Oh, God, that’s good writing. I wish there had been more of that fire on display in her head. If there was, I would have loved this book. As it is, it’s mostly this:
“She tried to slide it back to proper true, but couldn’t see the shape of it and couldn’t tell the way of things and if it was a place where it was right.”
“She’d strayed from the true way of things. First you set yourself to rights. And then your house. And then your corner of the sky. And after that… Well, then she didn’t rightly know what happened next. But she hoped that after that the world would start to run itself a bit, like a gear-watch proper fit and kissed wit oil. That was what she hoped would happen.”
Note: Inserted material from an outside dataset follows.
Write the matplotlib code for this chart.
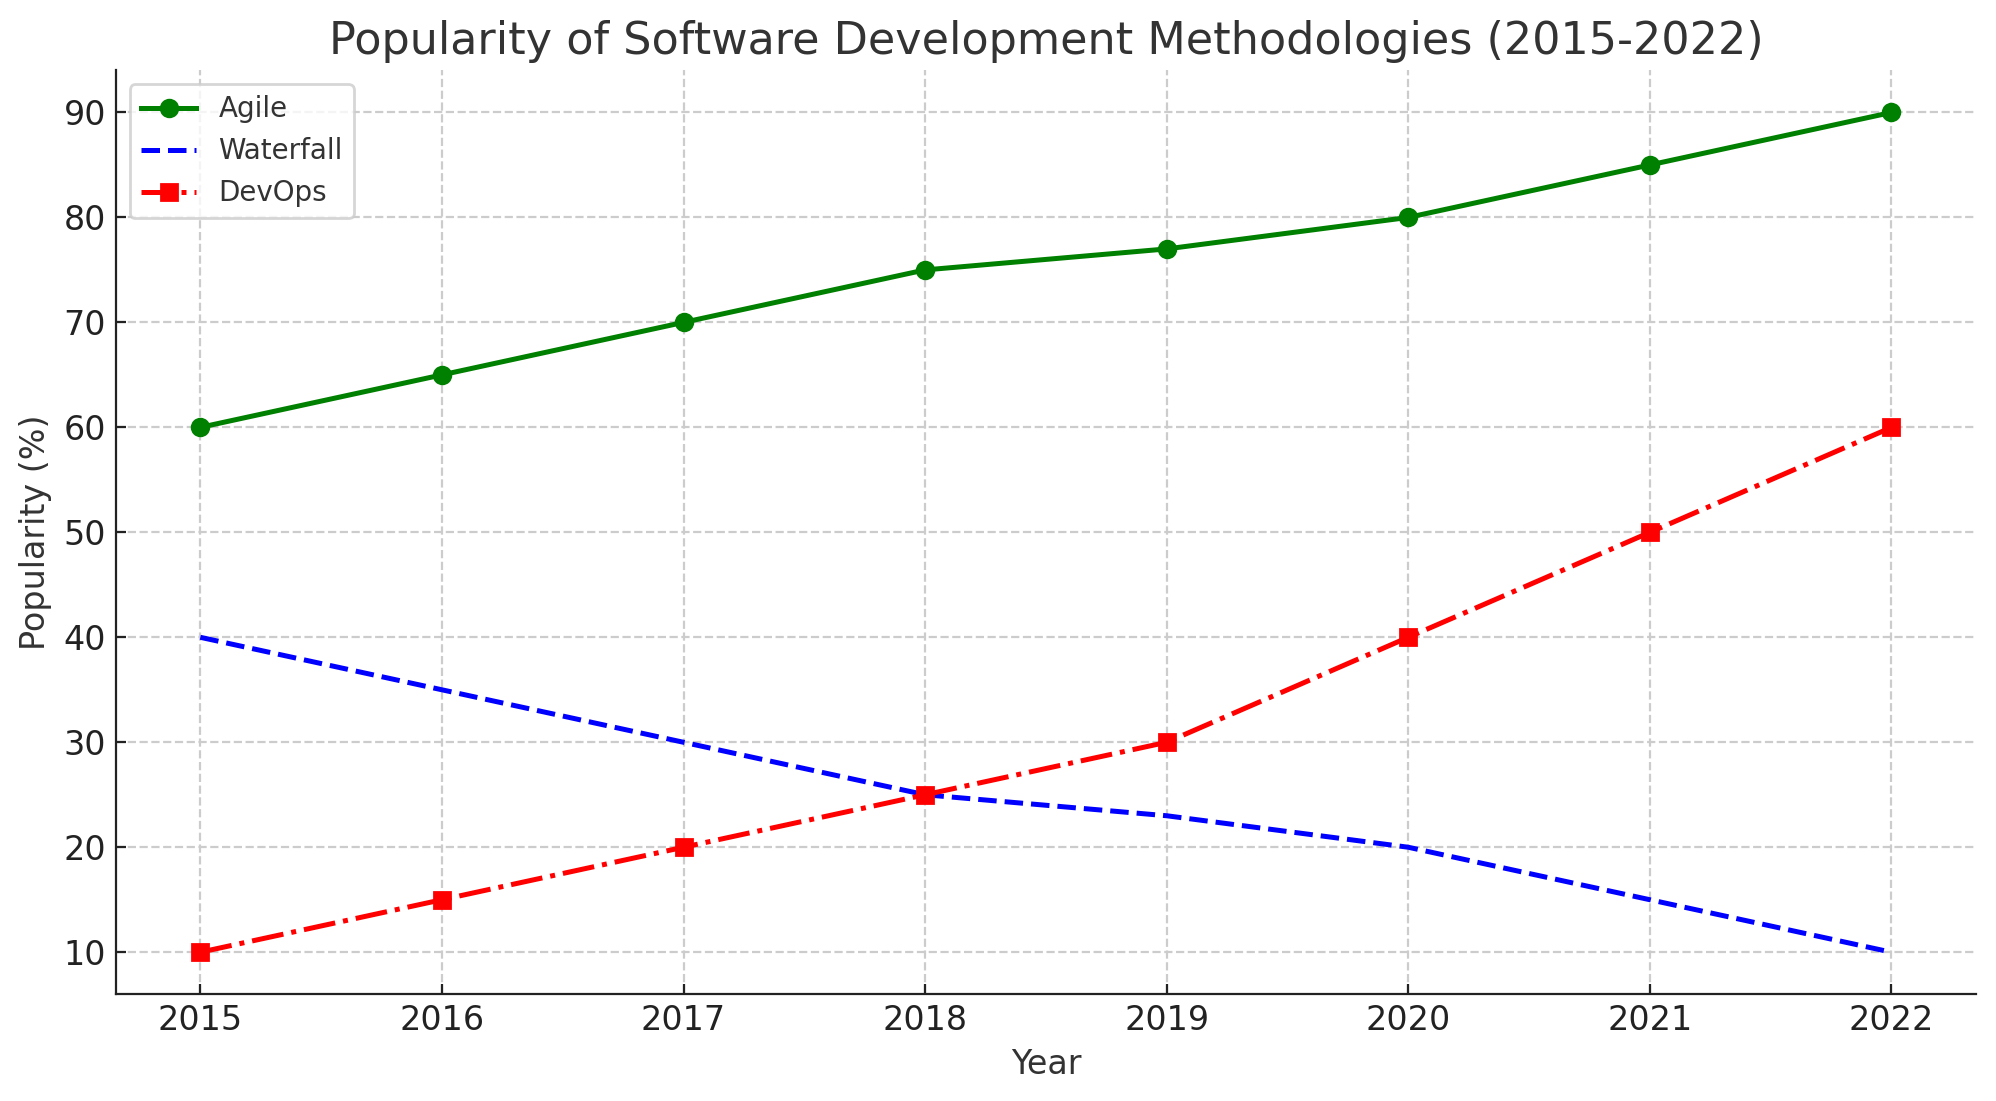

“She felt the panic rising in her then. She knew. She knew how quickly things could break. You did the things you could. You tended to the world for the world’s sake. You hoped you would be safe. But still she knew. It could come crashing down and there was nothing you could do. And yes, she knew she wasn’t right. She knew her everything was canted wrong. She knew her head was all unkilter. She knew she wasn’t true inside. She knew.”
Everything with her is a thing, so insubstantial and she expends so much energy on her delusions, only to be alone and hungry and cold when they crumble around her. Making friends with things that don’t actually exist is not making friends. And there are bed sheets up in this place she’s found, but she refuses to take them for herself, even though nobody else is using them, and she needs them . . . and I just couldn’t take it. I kept thinking, this girl’s life is horrible, and she’s chosen it (largely) to be that way. Why has no one stepped in to take care of her. We know at least a couple of people know she’s living under the university . . . why hasn’t someone tried to help her? Like REALLY help her? It’s one thing to be unique. It’s quite another to have your life depend on the smallest most insignificant things, and when one thing goes wrong, your life goes wrong. And she is alone, and her world is small. And she finds joy in the small things because she has nothing else to find joy in. And she doesn’t know consciously what’s she doing. She’s smart and capable, and she’s shutting herself away in a world, wasting her energy on things that don’t matter.
I know that’s the point. I know that’s the whole point. I know it. I just hated it. It made me angry without my permission. I would have preferred not to be angry, I really would have. Maybe that makes me an asshole, for feeling anger at this girl and the way she lives her life, instead of sympathy, but I try to be honest in this space, and saying anything else wouldn’t be honest.
I know I haven’t completely untangled my reaction to this book. It’s probably hit a nerve somewhere in my personal experience, and I’m just not realizing what it is. I hope any of you reading this have the opposite reaction to mine. I hope if you don’t like the book, you at least have the luxury of feeling ‘meh’ about it. I also hope that maybe with some distance I can come to feel differently about the book, but for now, this is what I’ve got. For now, though, I’m rating it three stars, because it’s one of those cases where it’s not the book, it’s me. And you don’t just one-star a book for that. At least, I don’t. One-stars are a class all their own.
So, thoughts, friends? I would greatly appreciate conversation/debate on this one. I hope you’re all having lovely days 🙂
P.S. The illustrations by Nate Taylor really are gorgeous.